The Democratic presidential nominee was asked if Judge Barrett’s Catholic faith should be considered during the hearings. Biden, who is also Catholic, said her faith shouldn’t be questioned. But as he answered the question he brought up the 2012 Obama-Biden reelection campaign, where they took on Republican presidential nominee Mitt Romney and his vice presidential running mate Paul Ryan.
Except Biden couldn’t remember Romney’s name.
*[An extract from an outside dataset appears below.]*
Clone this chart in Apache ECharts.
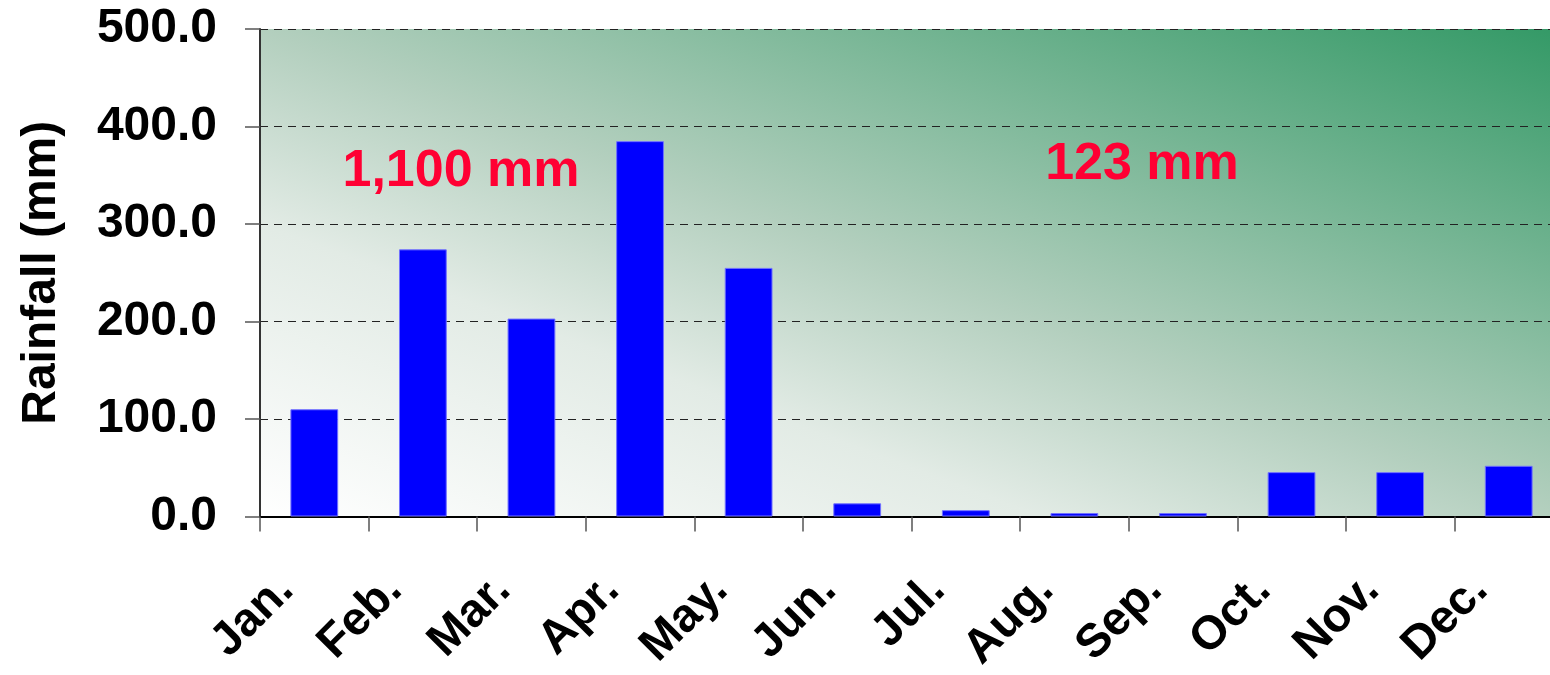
<!DOCTYPE html>
<html>
<head>
<meta charset="utf-8">
<script src="https://cdn.jsdelivr.net/npm/echarts@6/dist/echarts.min.js"></script>
<style>
  html, body { margin: 0; padding: 0; background: #ffffff; }
  #chart { width: 1550px; height: 675px; }
</style>
</head>
<body>
<div id="chart"></div>
<script>
// Monthly rainfall (mm)
var months = ['Jan.', 'Feb.', 'Mar.', 'Apr.', 'May.', 'Jun.', 'Jul.', 'Aug.', 'Sep.', 'Oct.', 'Nov.', 'Dec.'];
var rainfall = [110, 274, 203, 385, 255, 13.5, 6.5, 3.5, 3.5, 45.5, 45.5, 52];
var yTicks = { min: 0, max: 500, step: 100 };
var notes = ['1,100 mm', '123 mm'];

var FONT = '"Liberation Sans", Arial, Helvetica, sans-serif';
var W = 1550, H = 675;

// plot box (the right edge runs slightly past the canvas)
var plot = { left: 260, top: 29, right: -13, bottom: 158.5 };
var pw = W - plot.right - plot.left;
var ph = H - plot.bottom - plot.top;

// Diagonal wash whose bands run parallel to the top-left/bottom-right diagonal:
// pale at the bottom-left corner, full green at the top-right corner.
var gLen = Math.sqrt(pw * pw + ph * ph);
var gx = ph / gLen, gy = -pw / gLen;            // unit normal of that diagonal
var gSpan = 2 * pw * ph / gLen;                 // corner-to-corner extent along it
var gx0 = plot.left, gy0 = plot.top + ph;
var wash = new echarts.graphic.LinearGradient(
  gx0, gy0, gx0 + gx * gSpan, gy0 + gy * gSpan, [
    { offset: 0, color: '#ffffff' },
    { offset: 0.3, color: '#e2ebe5' },
    { offset: 0.5, color: '#b3cfbe' },
    { offset: 1, color: '#339966' }
  ], true);

var chart = echarts.init(document.getElementById('chart'), null, { renderer: 'canvas' });

chart.setOption({
  animation: false,
  backgroundColor: '#ffffff',
  grid: {
    left: plot.left,
    top: plot.top,
    right: plot.right,
    bottom: plot.bottom,
    containLabel: false,
    outerBoundsMode: 'none',
    show: true,
    borderWidth: 0,
    backgroundColor: wash
  },
  xAxis: {
    type: 'category',
    data: months,
    axisLine: { show: true, lineStyle: { color: '#000000', width: 2 } },
    axisTick: { show: true, length: 15, lineStyle: { color: '#555555', width: 1.5 } },
    axisLabel: {
      interval: 0,
      rotate: 45,
      margin: 38,
      padding: [0, 40, 0, 0],
      color: '#000000',
      fontFamily: FONT,
      fontWeight: 'bold',
      fontSize: 47
    },
    splitLine: { show: false }
  },
  yAxis: {
    type: 'value',
    min: yTicks.min,
    max: yTicks.max,
    interval: yTicks.step,
    name: 'Rainfall (mm)',
    nameLocation: 'middle',
    nameGap: 194,
    nameTextStyle: {
      color: '#000000',
      fontFamily: FONT,
      fontWeight: 'bold',
      fontSize: 48
    },
    axisLine: { show: true, lineStyle: { color: '#333333', width: 2 } },
    axisTick: { show: true, length: 15, lineStyle: { color: '#555555', width: 1.5 } },
    axisLabel: {
      margin: 43,
      color: '#000000',
      fontFamily: FONT,
      fontWeight: 'bold',
      fontSize: 48,
      formatter: function (v) { return v.toFixed(1); }
    },
    splitLine: {
      show: true,
      lineStyle: { color: '#222222', width: 1, type: [8, 6] }
    }
  },
  series: [{
    type: 'bar',
    data: rainfall,
    barWidth: '44%',
    itemStyle: {
      color: '#0000ff',
      borderColor: '#7070ff',
      borderWidth: 1
    }
  }],
  graphic: [
    {
      type: 'text',
      x: 461,
      y: 172,
      style: {
        text: notes[0],
        fill: '#ff0033',
        font: 'bold 52px ' + FONT,
        textAlign: 'center',
        textVerticalAlign: 'middle'
      }
    },
    {
      type: 'text',
      x: 1142,
      y: 165,
      style: {
        text: notes[1],
        fill: '#ff0033',
        font: 'bold 52px ' + FONT,
        textAlign: 'center',
        textVerticalAlign: 'middle'
      }
    }
  ]
});
</script>
</body>
</html>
Instead, he referred to him as the “senator who was a Mormon, the governor.” Watch (his answer starts at around the :20 mark):
JUST IN: Joe Biden on #AmyConeyBarrett: "Her faith should not be considered… You may remember I got in trouble when we were running against the senator who was a Mormon, the governor." pic.twitter.com/tjHOxxlGUr
— The Hill (@thehill) October 12, 2020
That’s just downright embarrassing, especially when you consider that Romney is not just some random senator who Biden is referencing:
Almost would give this a pass if we’re talking a nondescript Senator from X state. But this is Mitt Romney – the guy who ran against his former boss and him in 2012 and has been in the news consistently lately – particularly on Barrett. https://t.co/E5CGddwrJO
— Joe Concha (@JoeConchaTV) October 12, 2020
Even more annoying than Biden’s flub about Romney was his statement about ACB wanting “to get rid of the Affordable Care Act.” But she’s never said that, as Jim Geraghty points out here:
It will probably shock you to learn that Biden is wrong, and that Amy Coney Barrett has not said she wants to get rid of the Affordable Care Act. As Dan lays out here, Barrett wrote a book review in 2017 indicating she did not think much of Roberts’s reasoning in one of the ACA cases, and would probably have voted against treating the mandate as a tax.
On a related note, as of this writing, Biden has yet to answer as to whether or not he’d consider court-packing options should he defeat Trump next month.